Republican Govs. Bob McDonnell (Va.) and Matt Mead (Wyo.) and energy giants ExxonMobil and Royal Dutch Shell have joined a growing list of parties pressing the Energy Department (DOE) to loosen restrictions on liquefied natural gas (LNG) exports.
The oil firms and governors last week sent letters to DOE on the export issue, officially joining the cacophony of politicians, state officials, trade groups and businesses calling for more LNG exports.
“This surge in clean, domestic, affordable energy is stimulating local economies, creating millions of jobs, and enabling new opportunities. But the opportunity could be greater and the impact more far-reaching,” McDonnell wrote to Energy Secretary Steven Chu.
DOE is currently sitting on more than a dozen export applications, and feeling the heat from supporters and detractors of sending more LNG abroad.
Much of the tug-of-war so far has centered on a DOE-commissioned study that concluded LNG exports would be an economic win for the United States.
While the report garnered praise from export backers, some lawmakers and manufacturing firms worry sending too much LNG overseas would raise domestic energy prices.
In their letters, the governors and oil companies said DOE should waste no time opening the gates for exports.
Anders Ekvall, vice president of Shell Americas’ LNG operations, wrote that the U.S. “can play an important role in the global LNG market,” but warned “regulatory delays could allow this opportunity to bypass the United States.”
Japan is hoping the U.S. moves fast on LNG exports. In comments on the export study, a group of Japanese utilities and businesses urged “expedited” action on outstanding permits.
The island nation is trying to fill an energy supply gap caused by shuttering nearly all its nuclear reactors following the March 2011 Fukushima Daiichi meltdown. Before that disaster, nuclear energy had supplied about 30 percent of Japan’s power.

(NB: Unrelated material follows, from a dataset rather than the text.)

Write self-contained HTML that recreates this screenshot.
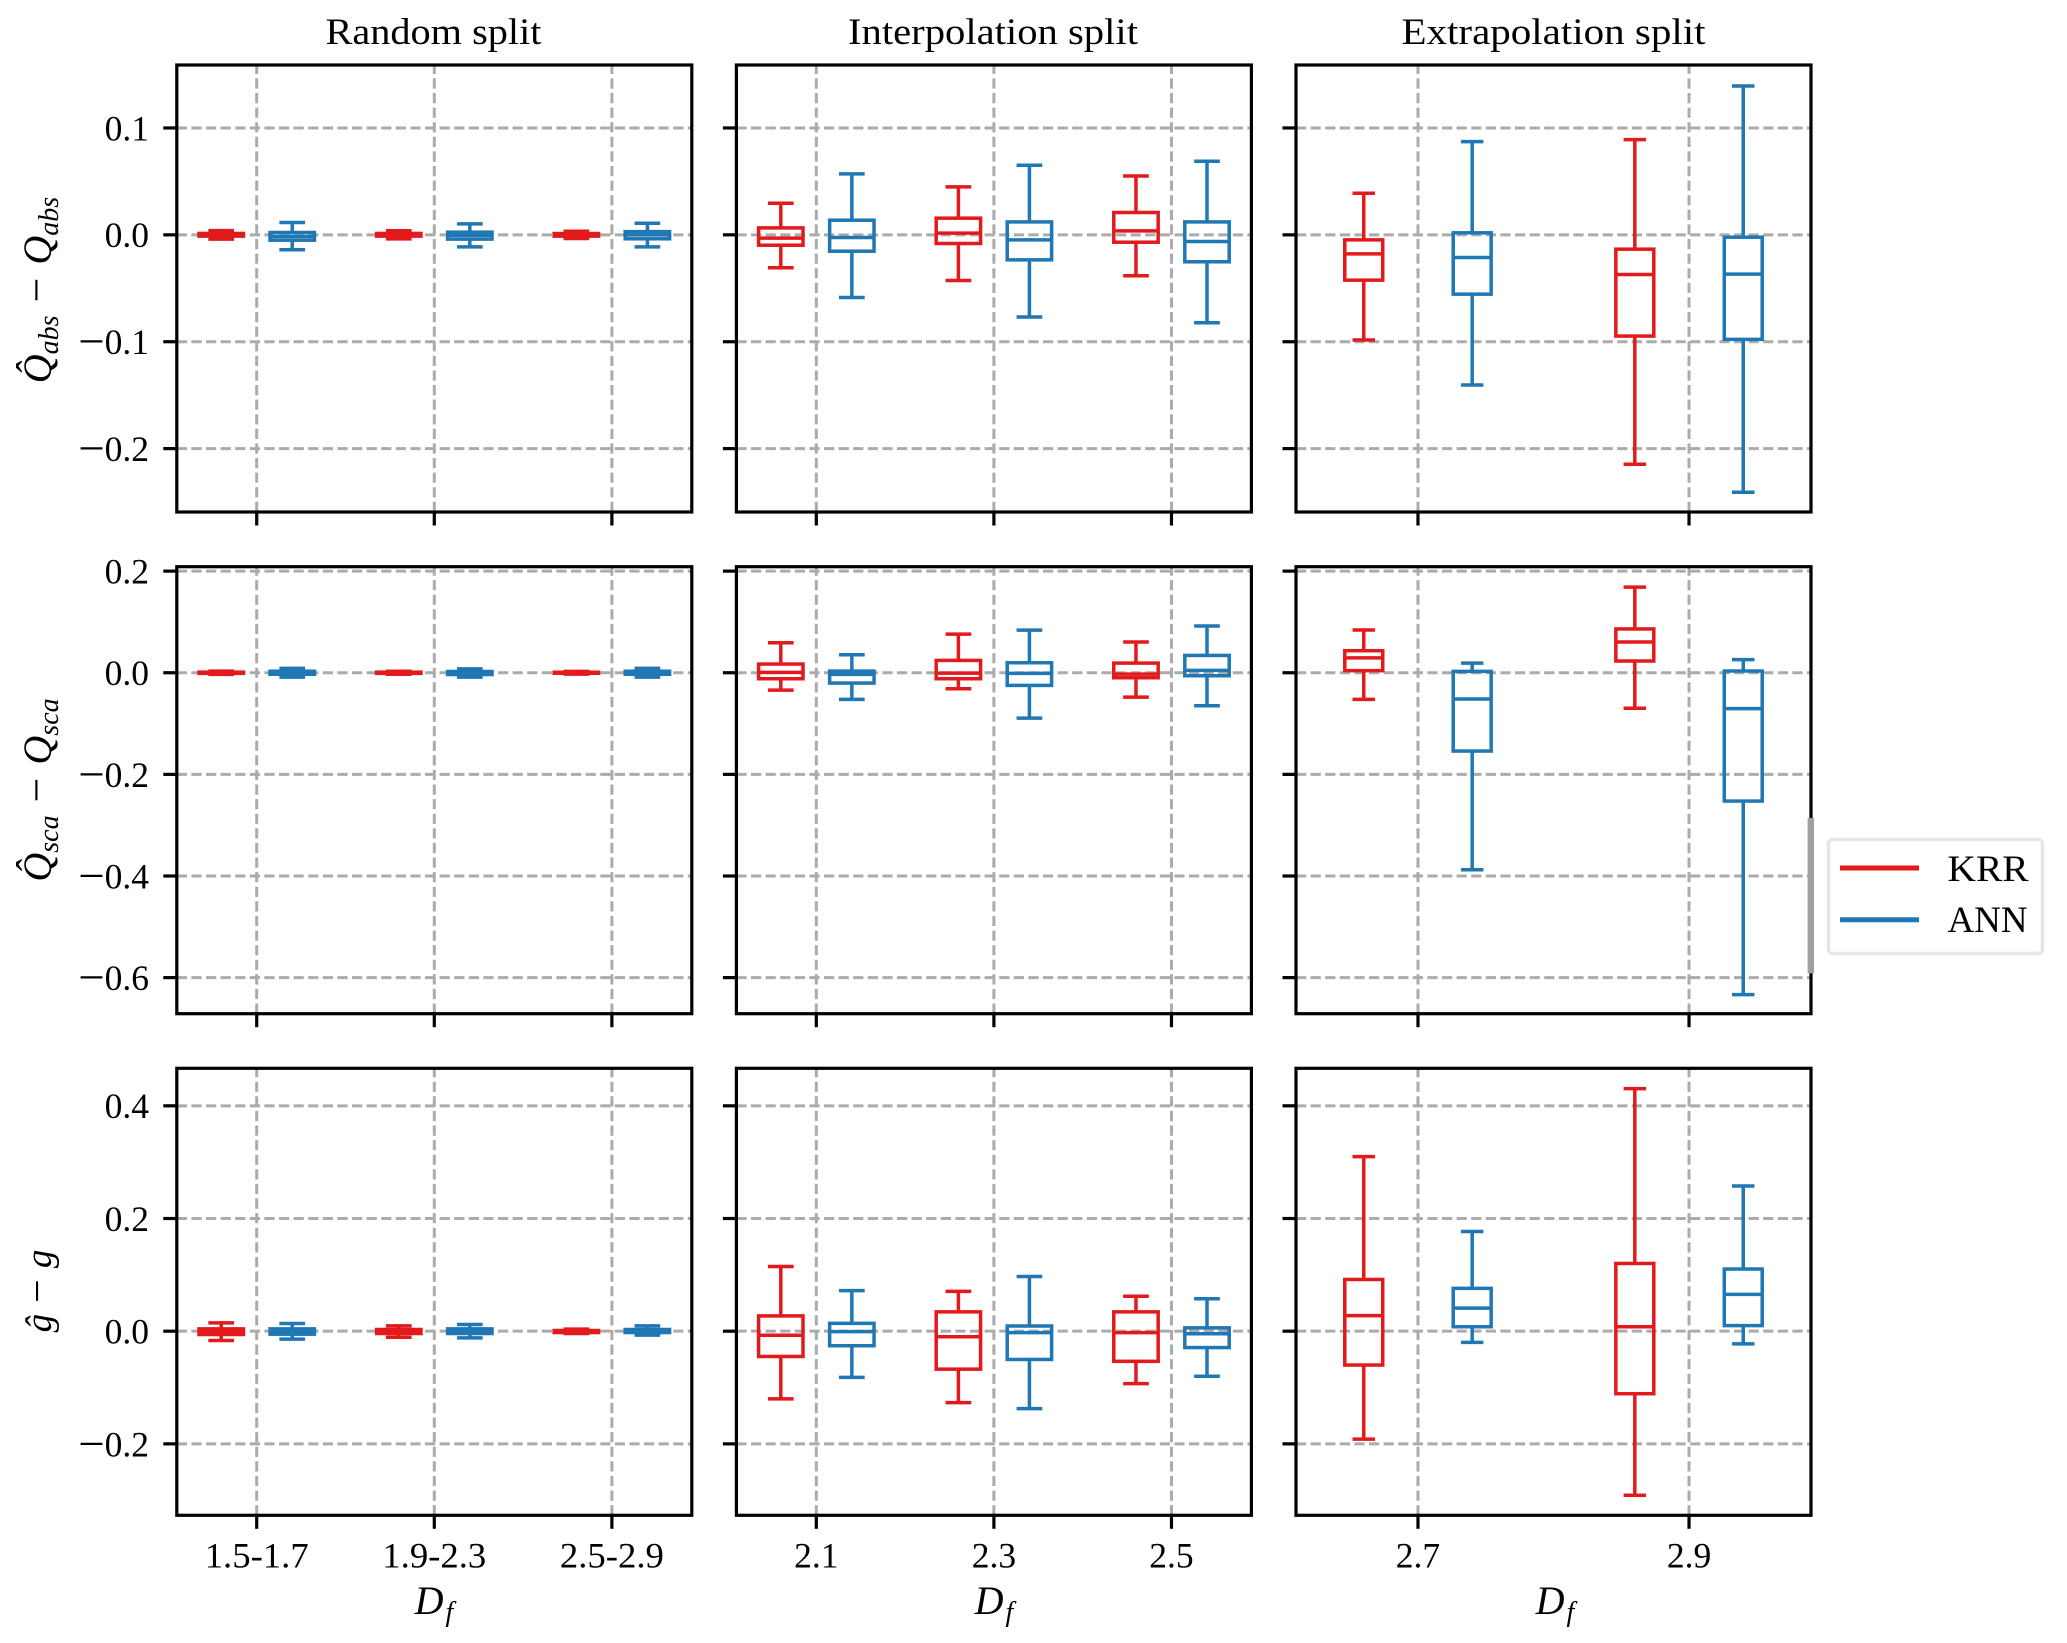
<!DOCTYPE html>
<html lang="en">
<head>
<meta charset="utf-8">
<title>Prediction error box plots</title>
<style>
html,body{margin:0;padding:0;background:#fff;}
svg{display:block;}
text{font-family:"Liberation Serif","DejaVu Serif",serif;fill:#000;}
</style>
</head>
<body>
<svg id="chart" xmlns="http://www.w3.org/2000/svg" width="2067" height="1643" viewBox="0 0 2067 1643">
  <rect x="0" y="0" width="2067" height="1643" fill="#fff"/>
  <g id="panels"></g>

  <text x="433.5" y="44" text-anchor="middle" font-size="37" textLength="216" lengthAdjust="spacingAndGlyphs">Random split</text>
  <text x="993" y="44" text-anchor="middle" font-size="37" textLength="290" lengthAdjust="spacingAndGlyphs">Interpolation split</text>
  <text x="1553.5" y="44" text-anchor="middle" font-size="37" textLength="304" lengthAdjust="spacingAndGlyphs">Extrapolation split</text>

  <text transform="translate(51,290) rotate(-90)" text-anchor="middle" font-size="40" font-style="italic">Q&#770;<tspan font-size="28" dy="7">abs</tspan><tspan dy="-7" dx="13" font-style="normal" font-size="44">&#8722;</tspan><tspan dx="13">Q</tspan><tspan font-size="28" dy="7">abs</tspan></text>
  <text transform="translate(51,790) rotate(-90)" text-anchor="middle" font-size="40" font-style="italic">Q&#770;<tspan font-size="28" dy="7">sca</tspan><tspan dy="-7" dx="13" font-style="normal" font-size="44">&#8722;</tspan><tspan dx="13">Q</tspan><tspan font-size="28" dy="7">sca</tspan></text>
  <text transform="translate(51,1291) rotate(-90)" text-anchor="middle" font-size="37" font-style="italic">g&#770;<tspan dx="11" font-style="normal" font-size="42">&#8722;</tspan><tspan dx="11">g</tspan></text>

  <text x="434" y="1614" text-anchor="middle" font-size="40" font-style="italic">D<tspan font-size="28" dy="7" dx="2">f</tspan></text>
  <text x="994" y="1614" text-anchor="middle" font-size="40" font-style="italic">D<tspan font-size="28" dy="7" dx="2">f</tspan></text>
  <text x="1555" y="1614" text-anchor="middle" font-size="40" font-style="italic">D<tspan font-size="28" dy="7" dx="2">f</tspan></text>

  <g>
    <rect x="1828.5" y="839.5" width="214" height="114" rx="4" ry="4" fill="#fff" stroke="#e6e6e6" stroke-width="3.5"/>
    <line x1="1840" y1="868" x2="1919" y2="868" stroke="#e31a1c" stroke-width="5"/>
    <text x="1947.5" y="881" font-size="37" textLength="81" lengthAdjust="spacingAndGlyphs">KRR</text>
    <line x1="1840" y1="919.7" x2="1919" y2="919.7" stroke="#1f77b4" stroke-width="5"/>
    <text x="1947.5" y="932" font-size="37" textLength="80" lengthAdjust="spacingAndGlyphs">ANN</text>
  </g>
</svg>

<script>
// Box statistics: each entry is [upper whisker, Q3, median, Q1, lower whisker]
const absRandomKRR = [[0.0040,0.0013,0,-0.0012,-0.0040],[0.0038,0.0013,0,-0.0012,-0.0038],[0.0034,0.0012,0,-0.0012,-0.0034]];
const absRandomANN = [[0.0115,0.0022,-0.0015,-0.0050,-0.0140],[0.0103,0.0025,-0.0005,-0.0040,-0.0112],[0.0109,0.0030,0,-0.0037,-0.0112]];
const absInterpKRR = [[0.0296,0.0065,-0.0031,-0.0097,-0.0308],[0.0449,0.0156,0.0016,-0.0081,-0.0427],[0.0551,0.0209,0.0037,-0.0069,-0.0383]];
const absInterpANN = [[0.0570,0.0137,-0.0025,-0.0153,-0.0586],[0.0651,0.0121,-0.0047,-0.0234,-0.0769],[0.0688,0.0121,-0.0062,-0.0252,-0.0822]];
const absExtrapKRR = [[0.0389,-0.0047,-0.0178,-0.0424,-0.0984],[0.0891,-0.0134,-0.0371,-0.0947,-0.2146]];
const absExtrapANN = [[0.0872,0.0019,-0.0212,-0.0555,-0.1405],[0.1393,-0.0022,-0.0368,-0.0978,-0.2408]];

const scaRandomKRR = [[0.0033,0.0012,0,-0.0012,-0.0033],[0.0030,0.0012,0,-0.0012,-0.0030],[0.0026,0.0010,0,-0.0010,-0.0026]];
const scaRandomANN = [[0.0085,0.0030,0,-0.0030,-0.0085],[0.0075,0.0025,-0.0005,-0.0035,-0.0085],[0.0085,0.0030,0,-0.0030,-0.0085]];
const scaInterpKRR = [[0.0591,0.0171,0.0007,-0.0118,-0.0341],[0.0761,0.0243,-0.0007,-0.0118,-0.0315],[0.0604,0.0190,-0.0026,-0.0098,-0.0479]];
const scaInterpANN = [[0.0354,0.0033,-0.0033,-0.0203,-0.0525],[0.0840,0.0197,-0.0013,-0.0249,-0.0892],[0.0919,0.0341,0.0046,-0.0059,-0.0650]];
const scaExtrapKRR = [[0.0842,0.0434,0.0292,0.0041,-0.0523],[0.1684,0.0862,0.0604,0.0231,-0.0699]];
const scaExtrapANN = [[0.0190,0.0027,-0.0516,-0.1541,-0.3876],[0.0258,0.0034,-0.0706,-0.2525,-0.6334]];

const gRandomKRR = [[0.0148,0.0041,-0.0010,-0.0059,-0.0166],[0.0095,0.0030,-0.0005,-0.0041,-0.0107],[0.0036,0.0012,-0.0005,-0.0024,-0.0041]];
const gRandomANN = [[0.0136,0.0041,-0.0010,-0.0053,-0.0142],[0.0118,0.0041,0,-0.0041,-0.0118],[0.0095,0.0030,0.0005,-0.0024,-0.0071]];
const gInterpKRR = [[0.1149,0.0271,-0.0073,-0.0449,-0.1202],[0.0707,0.0343,-0.0099,-0.0674,-0.1268],[0.0621,0.0343,-0.0026,-0.0535,-0.0931]];
const gInterpANN = [[0.0720,0.0139,-0.0007,-0.0258,-0.0819],[0.0971,0.0092,-0.0026,-0.0502,-0.1374],[0.0575,0.0059,-0.0046,-0.0291,-0.0799]];
const gExtrapKRR = [[0.3098,0.0918,0.0277,-0.0601,-0.1915],[0.4306,0.1202,0.0079,-0.1110,-0.2913]];
const gExtrapANN = [[0.1770,0.0760,0.0410,0.0079,-0.0198],[0.2576,0.1103,0.0654,0.0099,-0.0225]];

// Axis ticks and labels
const yTicksAbs = [0.1, 0.0, -0.1, -0.2];
const yTicksSca = [0.2, 0.0, -0.2, -0.4, -0.6];
const yTicksG = [0.4, 0.2, 0.0, -0.2];
const xLabelsRandom = ['1.5-1.7', '1.9-2.3', '2.5-2.9'];
const xLabelsInterp = ['2.1', '2.3', '2.5'];
const xLabelsExtrap = ['2.7', '2.9'];

// Axis domains
const yDomainAbs = [-0.2593, 0.1589];
const yDomainSca = [-0.671, 0.2087];
const yDomainG = [-0.3268, 0.4666];

const rowSeries = [
  [[absRandomKRR, absRandomANN], [absInterpKRR, absInterpANN], [absExtrapKRR, absExtrapANN]],
  [[scaRandomKRR, scaRandomANN], [scaInterpKRR, scaInterpANN], [scaExtrapKRR, scaExtrapANN]],
  [[gRandomKRR, gRandomANN], [gInterpKRR, gInterpANN], [gExtrapKRR, gExtrapANN]]
];
const rowTicks = [yTicksAbs, yTicksSca, yTicksG];
const rowDomains = [yDomainAbs, yDomainSca, yDomainG];
const colLabels = [xLabelsRandom, xLabelsInterp, xLabelsExtrap];
const rowKeys = ['qabs', 'qsca', 'g'];
const colKeys = ['random', 'interpolation', 'extrapolation'];
const seriesKeys = ['krr', 'ann'];

// Layout (styling, not data)
const colLeft = [176.8, 736.4, 1296];
const rowTop = [65, 566.7, 1068.3];
const panelW = 515;
const panelH = 447;
const BOX_LW = 3.5;
const GRID_LW = 3;
const AXIS_LW = 3.2;
const GRID = '#ababab';
const seriesColors = ['#e31a1c', '#1f77b4'];
const seriesOffsets = [-0.2, 0.2];
const boxWidths = [0.25, 0.25, 0.14];
const NS = 'http://www.w3.org/2000/svg';

function xScale(col, v) {
  const n = colLabels[col].length;
  const lo = -0.45, hi = n - 1 + 0.45;
  return colLeft[col] + (v - lo) / (hi - lo) * panelW;
}
function yScale(row, v) {
  const d = rowDomains[row];
  return rowTop[row] + (d[1] - v) / (d[1] - d[0]) * panelH;
}
function make(tag, parent, attrs) {
  const el = document.createElementNS(NS, tag);
  for (const k in attrs) el.setAttribute(k, attrs[k]);
  parent.appendChild(el);
  return el;
}
function fmt(v) { return Math.abs(v).toFixed(1); }

const root = document.getElementById('panels');

rowSeries.forEach(function (cols, r) {
  cols.forEach(function (series, c) {
    const key = rowKeys[r] + '-' + colKeys[c];
    const left = colLeft[c], right = left + panelW;
    const top = rowTop[r], bottom = top + panelH;
    const bw = boxWidths[c];

    const panel = make('g', root, {});
    
    

    // grid lines
    rowTicks[r].forEach(function (t) {
      const y = yScale(r, t);
      const g = make('line', panel, { x1: left, y1: y, x2: right, y2: y, stroke: GRID, 'stroke-width': GRID_LW, 'stroke-dasharray': '10.2 4.4' });
      
      
    });
    colLabels[c].forEach(function (lab, i) {
      const x = xScale(c, i);
      const g = make('line', panel, { x1: x, y1: bottom, x2: x, y2: top, stroke: GRID, 'stroke-width': GRID_LW, 'stroke-dasharray': '10.2 4.4' });
      
      
    });

    // box plots
    series.forEach(function (stats, s) {
      const color = seriesColors[s];
      stats.forEach(function (st, i) {
        const pos = i + seriesOffsets[s];
        const cx = xScale(c, pos);
        const x0 = xScale(c, pos - bw / 2);
        const x1 = xScale(c, pos + bw / 2);
        const capL = xScale(c, pos - bw / 4);
        const capR = xScale(c, pos + bw / 4);
        const yHi = yScale(r, st[0]), yQ3 = yScale(r, st[1]), yMed = yScale(r, st[2]), yQ1 = yScale(r, st[3]), yLo = yScale(r, st[4]);
        const common = { stroke: color, 'stroke-width': BOX_LW, fill: 'none' };

        const box = make('g', panel, {});
        
        

        const whiskUp = make('line', box, Object.assign({ x1: cx, y1: yQ3, x2: cx, y2: yHi }, common));
        
        
        const whiskLo = make('line', box, Object.assign({ x1: cx, y1: yQ1, x2: cx, y2: yLo }, common));
        
        
        const capUp = make('line', box, Object.assign({ x1: capL, y1: yHi, x2: capR, y2: yHi, 'stroke-linecap': 'square' }, common));
        
        
        const capLo = make('line', box, Object.assign({ x1: capL, y1: yLo, x2: capR, y2: yLo, 'stroke-linecap': 'square' }, common));
        
        
        const rect = make('rect', box, Object.assign({ x: x0, y: yQ3, width: x1 - x0, height: yQ1 - yQ3 }, common));
        
        
        const med = make('line', box, Object.assign({ x1: x0, y1: yMed, x2: x1, y2: yMed }, common));
        
        
      });
    });

    // spines
    const frame = make('rect', panel, { x: left, y: top, width: panelW, height: panelH, fill: 'none', stroke: '#000', 'stroke-width': AXIS_LW });
    
    

    // y ticks
    rowTicks[r].forEach(function (t) {
      const y = yScale(r, t);
      const tick = make('line', panel, { x1: left - 13.5, y1: y, x2: left, y2: y, stroke: '#000', 'stroke-width': AXIS_LW });
      
      
      if (c === 0) {
        const label = make('text', panel, { x: 149, y: y + 12.4, 'text-anchor': 'end', 'font-size': 35.5 });
        
        
        if (t < 0) {
          const minus = make('tspan', label, { 'font-size': 47, dy: 3 });
          minus.textContent = '\u2212';
          const num = make('tspan', label, { dy: -3 });
          num.textContent = fmt(t);
        } else {
          label.textContent = fmt(t);
        }
      }
    });

    // x ticks
    colLabels[c].forEach(function (lab, i) {
      const x = xScale(c, i);
      const tick = make('line', panel, { x1: x, y1: bottom, x2: x, y2: bottom + 13.5, stroke: '#000', 'stroke-width': AXIS_LW });
      
      
      if (r === 2) {
        const attrs = { x: x, y: 1567.5, 'text-anchor': 'middle', 'font-size': 35.5 };
        if (lab.length > 3) { attrs.textLength = 104; attrs.lengthAdjust = 'spacingAndGlyphs'; }
        const label = make('text', panel, attrs);
        
        
        label.textContent = lab;
      }
    });
  });
});

// Gray bar overlapping the right spine of the middle-right panel, drawn last so it sits above the frame
const spineBar = make('rect', document.getElementById('chart'), { x: 1807.6, y: 818, width: 6.4, height: 155.4, fill: '#a0a0a0' });


</script>
</body>
</html>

Meanwhile, Shell is positioning itself to export LNG from the East Coast. The firm announced Monday that it would partner with Kinder Morgan to convert its LNG import facility at Elba Island, Ga., into an exporting one.
Shell said it planned to send LNG to nations that have a free-trade agreement with the U.S., as well as those without such a pact.
DOE has readily approved LNG exports to free-trade nations, but has greenlighted just one to nations without free-trade status. In a statement, Shell said Kinder Morgan expects the terminal to get approval for transactions with non-free trade nations “in due course.”
Under law, the department must determine whether exports to such countries meet the public interest. Export backers say the DOE-commissioned study solved that issue by saying sending supplies abroad would yield a net economic benefit.
Shell’s planned terminal is welcome news to the more than 100 lawmakers who have advocated expanding exports.
But several manufacturing companies and a handful of lawmakers want DOE to take a cautious approach on exports.
Some senior Democrats are worried unfettered exports would raise domestic natural-gas prices, undercutting economic competitiveness.
A coalition of manufacturers known as America’s Energy Advantage also wants DOE to exercise restraint.
But export proponents contend domestic price increases would be minimal.
They note the DOE-commissioned study said LNG processing costs would subdue export activity.
“Therefore, Shell expects that North American LNG exports will increase, but at a far slower rate than the list of pending export applications would imply,” Ekvall said.
CORRECTION: This story was updated at 10:52 a.m. on Jan. 29 with the proper name of America's Energy Advantage, a coalition calling for restrictions on liquefied natural-gas exports. An earlier version of this story misstated the coalition's name.